Jika boleh jujur, kita sama-sama mengakui kalau selama ini kita memang belum cukup pandai untuk bisa "mendengar". Padahal sesungguhnya jika kita mau meluangkan sedikit waktu untuk mau "mendengar", insya Allah apa yang kita anggap sebagai lawan akan berubah teman bahkan sahabat sekalipun. Sahabat yang senantiasa mensupport apa yang kita programkan tanpa harus kita minta. Karena keberhasilan seorang siswa sangat ditentukan dengan adanya kerjasama yang harmonis antara guru dan orang tua murid. Bukankah kita akan sangat terbantu jika ada orang tua yang sangat mendukung program-program sekolah secara "loyal". Karena sesungguhnya bersama-sama jauh lebih baik daripada sendiri. Berat sama dipikul, ringan sama dijinjing.

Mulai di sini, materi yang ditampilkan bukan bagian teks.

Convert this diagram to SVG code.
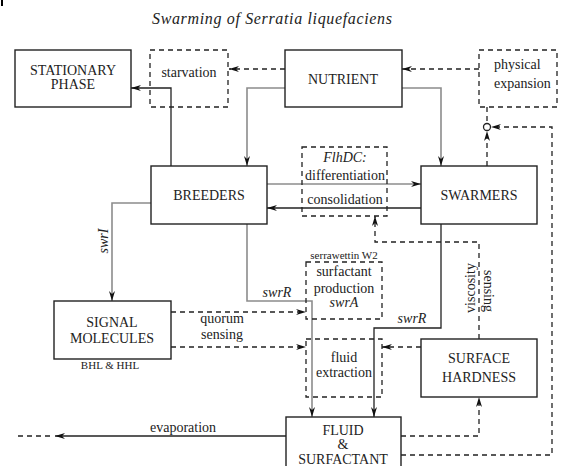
<svg xmlns="http://www.w3.org/2000/svg" width="566" height="466" viewBox="0 0 566 466" font-family="'Liberation Serif', 'Times New Roman', serif">
<defs>
<style>
.box{fill:#fff;stroke:#222;stroke-width:1.4}
.dbox{fill:none;stroke:#222;stroke-width:1.3;stroke-dasharray:5,4}
.t{font-family:'Times New Roman','Liberation Serif','DejaVu Serif',serif;font-size:14px;fill:#222;text-anchor:middle}
.it{font-style:italic}
.sm{font-size:11px}
.c{fill:none;stroke:#222;stroke-width:1.3}
.g{fill:none;stroke:#8c8c8c;stroke-width:1.6}
.d{fill:none;stroke:#222;stroke-width:1.3;stroke-dasharray:5,4}
</style>
<marker id="ah" markerUnits="userSpaceOnUse" markerWidth="11" markerHeight="7" refX="10" refY="3" orient="auto">
<path d="M0,0 L10,3 L0,6 L3,3 z" fill="#111" stroke="none"/>
</marker>
</defs>
<rect x="1" y="0" width="2" height="6" fill="#000"/>
<text class="t it" x="272" y="24" textLength="240" lengthAdjust="spacing" style="font-size:16px">Swarming of Serratia liquefaciens</text>

<g id="connectors">
<path class="d" d="M285,69 L229,69" marker-end="url(#ah)"/>
<path class="c" d="M171,166 L171,88 L131,88" marker-end="url(#ah)"/>
<path class="g" d="M285,88 L247,88 L247,166" marker-end="url(#ah)"/>
<path class="g" d="M402,88 L441,88 L441,166" marker-end="url(#ah)"/>
<path class="d" d="M479,69 L402,69" marker-end="url(#ah)"/>
<path class="d" d="M487,107 L487,123.5"/>
<path class="d" d="M487,166 L487,131" marker-end="url(#ah)"/>
<path class="d" d="M401,455 L552,455 L552,127 L491,127" marker-end="url(#ah)"/>
<circle cx="487" cy="127" r="3.5" fill="#fff" stroke="#222" stroke-width="1.3"/>
<path class="g" d="M267,184 L421,184" marker-end="url(#ah)"/>
<path class="c" d="M421,208 L267,208" marker-end="url(#ah)"/>
<path class="d" d="M479,339 L479,242 L375,242 L375,216" marker-end="url(#ah)"/>
<path class="c" d="M441,224 L441,328 L374,328 L374,417" marker-end="url(#ah)"/>
<path class="g" d="M247,224 L247,301 L312,301 L312,417" marker-end="url(#ah)"/>
<path class="g" d="M151,203 L112,203 L112,301" marker-end="url(#ah)"/>
<path class="d" d="M171,312 L306,312" marker-end="url(#ah)"/>
<path class="d" d="M171,347 L306,347" marker-end="url(#ah)"/>
<path class="d" d="M421,347 L382,347" marker-end="url(#ah)"/>
<path class="d" d="M401,436 L479,436 L479,397" marker-end="url(#ah)"/>
<path class="c" d="M286,436 L55,436" marker-end="url(#ah)"/>
<path class="d" d="M50,436 L18,436"/>
<text class="t" x="183" y="432">evaporation</text>
<text class="t it" x="277" y="297">swrR</text>
<text class="t it" x="412" y="323">swrR</text>
<text class="t it" transform="translate(108,241) rotate(-90)">swrI</text>
<text class="t" x="222" y="323">quorum</text>
<text class="t" x="222" y="339">sensing</text>
<text class="t" transform="translate(475,288) rotate(-90)">viscosity</text>
<text class="t" transform="translate(484,291) rotate(90)">sensing</text>
</g>

<g id="stationary">
<rect class="box" x="15" y="50" width="116" height="57"/>
<text class="t" x="73" y="75">STATIONARY</text>
<text class="t" x="73" y="89">PHASE</text>
</g>
<g id="starvation">
<rect class="dbox" x="150" y="50" width="78" height="57"/>
<text class="t" x="189" y="77">starvation</text>
</g>
<g id="nutrient">
<rect class="box" x="285" y="50" width="117" height="57"/>
<text class="t" x="343" y="84">NUTRIENT</text>
</g>
<g id="physical">
<rect class="dbox" x="479" y="50" width="78" height="57"/>
<text class="t" x="494" y="69" style="text-anchor:start">physical</text>
<text class="t" x="494" y="88" style="text-anchor:start">expansion</text>
</g>
<g id="breeders">
<rect class="box" x="151" y="166" width="116" height="58"/>
<text class="t" x="209" y="200">BREEDERS</text>
</g>
<g id="flhdc">
<rect class="dbox" x="302" y="147" width="85" height="69"/>
<text class="t it" x="345" y="162">FlhDC:</text>
<text class="t" x="345" y="180">differentiation</text>
<text class="t" x="345" y="204">consolidation</text>
</g>
<g id="swarmers">
<rect class="box" x="421" y="166" width="116" height="58"/>
<text class="t" x="479" y="200">SWARMERS</text>
</g>
<g id="surfactant">
<rect class="dbox" x="306" y="262" width="76" height="57"/>
<text class="t sm" x="344" y="259" style="font-size:11px">serrawettin W2</text>
<text class="t" x="344" y="276">surfactant</text>
<text class="t" x="344" y="293">production</text>
<text class="t it" x="344" y="307">swrA</text>
</g>
<g id="signal">
<rect class="box" x="54" y="301" width="117" height="58"/>
<text class="t" x="112" y="327">SIGNAL</text>
<text class="t" x="112" y="343">MOLECULES</text>
<text class="t sm" x="110" y="369" style="font-size:11px">BHL &amp; HHL</text>
</g>
<g id="fluidext">
<rect class="dbox" x="306" y="339" width="76" height="58"/>
<text class="t" x="344" y="362">fluid</text>
<text class="t" x="344" y="377">extraction</text>
</g>
<g id="hardness">
<rect class="box" x="421" y="339" width="116" height="58"/>
<text class="t" x="479" y="363">SURFACE</text>
<text class="t" x="479" y="382">HARDNESS</text>
</g>
<g id="fluid">
<rect class="box" x="286" y="417" width="115" height="60"/>
<text class="t" x="343" y="435">FLUID</text>
<text class="t" x="343" y="449">&amp;</text>
<text class="t" x="343" y="464">SURFACTANT</text>
</g>
</svg>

Janganlah kita berlaku/bertindak atas dasar prasangka-prasangka. Karena sesungguhnya takdir Allah itu sesuai prasangka mu. Wallahu 'alam.

Untuk teman-teman seperjuangan.

Love,

Siti Nurhawati

1 komentar:

Bundanya ZnZ mengatakan...

jadi pengen curhat juga nih...ini pengalaman nyata loh dan mudah-mudahan ini tacit knowledge yang berguna. ceritanya terjadi dibulan pertama menjadi kepsek.Saat itu beberapa ortu datang minta bertemu.serem ? jujur ya karena sebagai orang baru di darbi sering mendengar yang seram-seram tentang ortu.saya dengan pasrah dan mereka dengan membawa kalkulator bertanya tentang keuangan sekolah. saya mencoba melayaninya..eh baru dibuka ada pertanyaan ini teh apa bu ? teh buat guru? oh jadi teh buat guru dari SPP toh? aduh sepertinya bintang 16 langsung di atas kepala saya. pokoknya hari itu gagal total.hari-hari, bulan-bulan selanjutnya coba kembali bangun komunikasi dan Alhamdulillah sejak itu semuanya menjadi lebih indah. Bahkan kalau boleh narcis sedikit mewakili teman-teman boleh lah kita berbangga bahwa 2 tahun ini kita cukup sukses menjalin komunikasi dengan ortu .kalau ada keluhan, itu wajar agar kita terus memperbaiki diri. sukses teman !!